>> begin Source material

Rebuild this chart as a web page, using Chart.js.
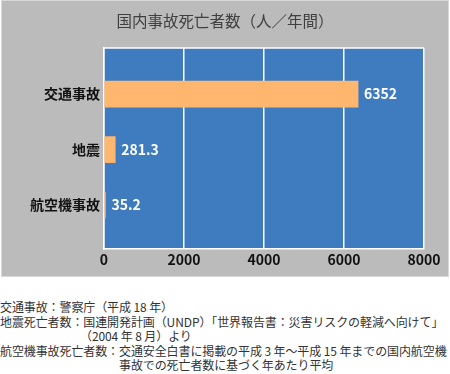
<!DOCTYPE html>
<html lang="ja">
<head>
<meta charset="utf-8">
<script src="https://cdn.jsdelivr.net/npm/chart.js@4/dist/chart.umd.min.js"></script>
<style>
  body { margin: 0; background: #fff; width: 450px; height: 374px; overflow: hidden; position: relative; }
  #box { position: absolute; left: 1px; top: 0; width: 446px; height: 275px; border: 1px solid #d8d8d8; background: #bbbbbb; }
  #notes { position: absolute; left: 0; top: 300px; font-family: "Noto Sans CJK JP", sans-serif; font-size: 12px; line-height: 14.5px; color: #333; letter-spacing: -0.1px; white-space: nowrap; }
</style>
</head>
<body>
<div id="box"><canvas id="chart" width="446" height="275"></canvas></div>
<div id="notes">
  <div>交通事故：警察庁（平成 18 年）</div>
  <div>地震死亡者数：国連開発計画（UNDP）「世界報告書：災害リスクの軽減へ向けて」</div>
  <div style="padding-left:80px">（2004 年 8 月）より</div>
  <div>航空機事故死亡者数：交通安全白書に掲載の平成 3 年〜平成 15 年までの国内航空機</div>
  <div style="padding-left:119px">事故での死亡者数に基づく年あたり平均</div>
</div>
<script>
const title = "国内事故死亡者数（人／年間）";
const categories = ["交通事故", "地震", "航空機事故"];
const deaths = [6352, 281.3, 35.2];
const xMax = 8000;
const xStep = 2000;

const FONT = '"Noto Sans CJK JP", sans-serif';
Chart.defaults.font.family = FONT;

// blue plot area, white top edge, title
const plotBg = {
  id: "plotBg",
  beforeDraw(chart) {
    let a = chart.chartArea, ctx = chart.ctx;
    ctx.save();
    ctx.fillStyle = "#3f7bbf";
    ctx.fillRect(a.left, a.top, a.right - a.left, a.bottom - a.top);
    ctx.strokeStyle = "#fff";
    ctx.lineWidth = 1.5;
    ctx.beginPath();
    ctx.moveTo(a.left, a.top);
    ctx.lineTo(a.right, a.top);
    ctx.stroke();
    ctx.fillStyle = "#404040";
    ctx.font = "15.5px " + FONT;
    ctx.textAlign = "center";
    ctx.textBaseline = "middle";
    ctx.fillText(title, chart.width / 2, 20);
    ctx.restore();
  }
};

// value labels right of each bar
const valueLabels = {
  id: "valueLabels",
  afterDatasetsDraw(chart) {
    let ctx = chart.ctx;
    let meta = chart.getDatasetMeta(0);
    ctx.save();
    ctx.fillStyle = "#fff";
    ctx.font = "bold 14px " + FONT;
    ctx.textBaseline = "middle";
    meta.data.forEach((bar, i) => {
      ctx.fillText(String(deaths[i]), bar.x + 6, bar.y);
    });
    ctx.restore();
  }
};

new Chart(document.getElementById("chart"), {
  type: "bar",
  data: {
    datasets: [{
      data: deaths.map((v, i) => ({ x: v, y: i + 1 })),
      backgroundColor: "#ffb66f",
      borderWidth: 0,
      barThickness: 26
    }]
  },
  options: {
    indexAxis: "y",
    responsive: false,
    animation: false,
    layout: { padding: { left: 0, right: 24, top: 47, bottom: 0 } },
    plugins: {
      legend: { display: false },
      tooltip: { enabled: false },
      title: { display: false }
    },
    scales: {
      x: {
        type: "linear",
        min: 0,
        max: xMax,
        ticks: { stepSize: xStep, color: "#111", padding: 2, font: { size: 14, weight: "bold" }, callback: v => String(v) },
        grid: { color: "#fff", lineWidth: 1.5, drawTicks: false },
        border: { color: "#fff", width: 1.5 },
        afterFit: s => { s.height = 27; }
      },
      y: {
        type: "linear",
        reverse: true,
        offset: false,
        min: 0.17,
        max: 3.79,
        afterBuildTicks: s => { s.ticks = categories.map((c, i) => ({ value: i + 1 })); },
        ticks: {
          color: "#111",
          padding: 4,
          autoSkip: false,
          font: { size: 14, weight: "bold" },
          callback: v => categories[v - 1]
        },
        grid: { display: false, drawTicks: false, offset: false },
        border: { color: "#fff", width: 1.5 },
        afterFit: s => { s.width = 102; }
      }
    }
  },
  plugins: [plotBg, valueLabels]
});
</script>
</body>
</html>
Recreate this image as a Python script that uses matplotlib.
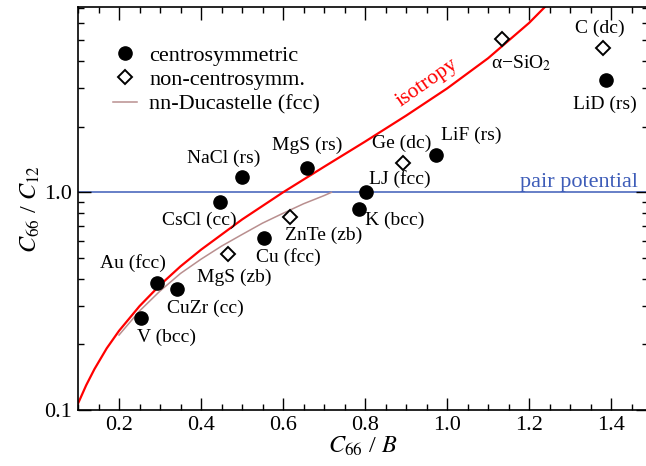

>> end Source material

Required work | Write out the data precisely as given, excluding the pictures.

Solution for this exercise |
Rebuild this chart as a web page, using Chart.js.
<!DOCTYPE html>
<html lang="ja">
<head>
<meta charset="utf-8">
<script src="https://cdn.jsdelivr.net/npm/chart.js@4/dist/chart.umd.min.js"></script>
<style>
  body { margin: 0; background: #fff; width: 450px; height: 374px; overflow: hidden; position: relative; }
  #box { position: absolute; left: 1px; top: 0; width: 446px; height: 275px; border: 1px solid #d8d8d8; background: #bbbbbb; }
  #notes { position: absolute; left: 0; top: 300px; font-family: "Noto Sans CJK JP", sans-serif; font-size: 12px; line-height: 14.5px; color: #333; letter-spacing: -0.1px; white-space: nowrap; }
</style>
</head>
<body>
<div id="box"><canvas id="chart" width="446" height="275"></canvas></div>
<div id="notes">
  <div>交通事故：警察庁（平成 18 年）</div>
  <div>地震死亡者数：国連開発計画（UNDP）「世界報告書：災害リスクの軽減へ向けて」</div>
  <div style="padding-left:80px">（2004 年 8 月）より</div>
  <div>航空機事故死亡者数：交通安全白書に掲載の平成 3 年〜平成 15 年までの国内航空機</div>
  <div style="padding-left:119px">事故での死亡者数に基づく年あたり平均</div>
</div>
<script>
const title = "国内事故死亡者数（人／年間）";
const categories = ["交通事故", "地震", "航空機事故"];
const deaths = [6352, 281.3, 35.2];
const xMax = 8000;
const xStep = 2000;

const FONT = '"Noto Sans CJK JP", sans-serif';
Chart.defaults.font.family = FONT;

// blue plot area, white top edge, title
const plotBg = {
  id: "plotBg",
  beforeDraw(chart) {
    let a = chart.chartArea, ctx = chart.ctx;
    ctx.save();
    ctx.fillStyle = "#3f7bbf";
    ctx.fillRect(a.left, a.top, a.right - a.left, a.bottom - a.top);
    ctx.strokeStyle = "#fff";
    ctx.lineWidth = 1.5;
    ctx.beginPath();
    ctx.moveTo(a.left, a.top);
    ctx.lineTo(a.right, a.top);
    ctx.stroke();
    ctx.fillStyle = "#404040";
    ctx.font = "15.5px " + FONT;
    ctx.textAlign = "center";
    ctx.textBaseline = "middle";
    ctx.fillText(title, chart.width / 2, 20);
    ctx.restore();
  }
};

// value labels right of each bar
const valueLabels = {
  id: "valueLabels",
  afterDatasetsDraw(chart) {
    let ctx = chart.ctx;
    let meta = chart.getDatasetMeta(0);
    ctx.save();
    ctx.fillStyle = "#fff";
    ctx.font = "bold 14px " + FONT;
    ctx.textBaseline = "middle";
    meta.data.forEach((bar, i) => {
      ctx.fillText(String(deaths[i]), bar.x + 6, bar.y);
    });
    ctx.restore();
  }
};

new Chart(document.getElementById("chart"), {
  type: "bar",
  data: {
    datasets: [{
      data: deaths.map((v, i) => ({ x: v, y: i + 1 })),
      backgroundColor: "#ffb66f",
      borderWidth: 0,
      barThickness: 26
    }]
  },
  options: {
    indexAxis: "y",
    responsive: false,
    animation: false,
    layout: { padding: { left: 0, right: 24, top: 47, bottom: 0 } },
    plugins: {
      legend: { display: false },
      tooltip: { enabled: false },
      title: { display: false }
    },
    scales: {
      x: {
        type: "linear",
        min: 0,
        max: xMax,
        ticks: { stepSize: xStep, color: "#111", padding: 2, font: { size: 14, weight: "bold" }, callback: v => String(v) },
        grid: { color: "#fff", lineWidth: 1.5, drawTicks: false },
        border: { color: "#fff", width: 1.5 },
        afterFit: s => { s.height = 27; }
      },
      y: {
        type: "linear",
        reverse: true,
        offset: false,
        min: 0.17,
        max: 3.79,
        afterBuildTicks: s => { s.ticks = categories.map((c, i) => ({ value: i + 1 })); },
        ticks: {
          color: "#111",
          padding: 4,
          autoSkip: false,
          font: { size: 14, weight: "bold" },
          callback: v => categories[v - 1]
        },
        grid: { display: false, drawTicks: false, offset: false },
        border: { color: "#fff", width: 1.5 },
        afterFit: s => { s.width = 102; }
      }
    }
  },
  plugins: [plotBg, valueLabels]
});
</script>
</body>
</html>
Recreate this image as a Python script that uses matplotlib.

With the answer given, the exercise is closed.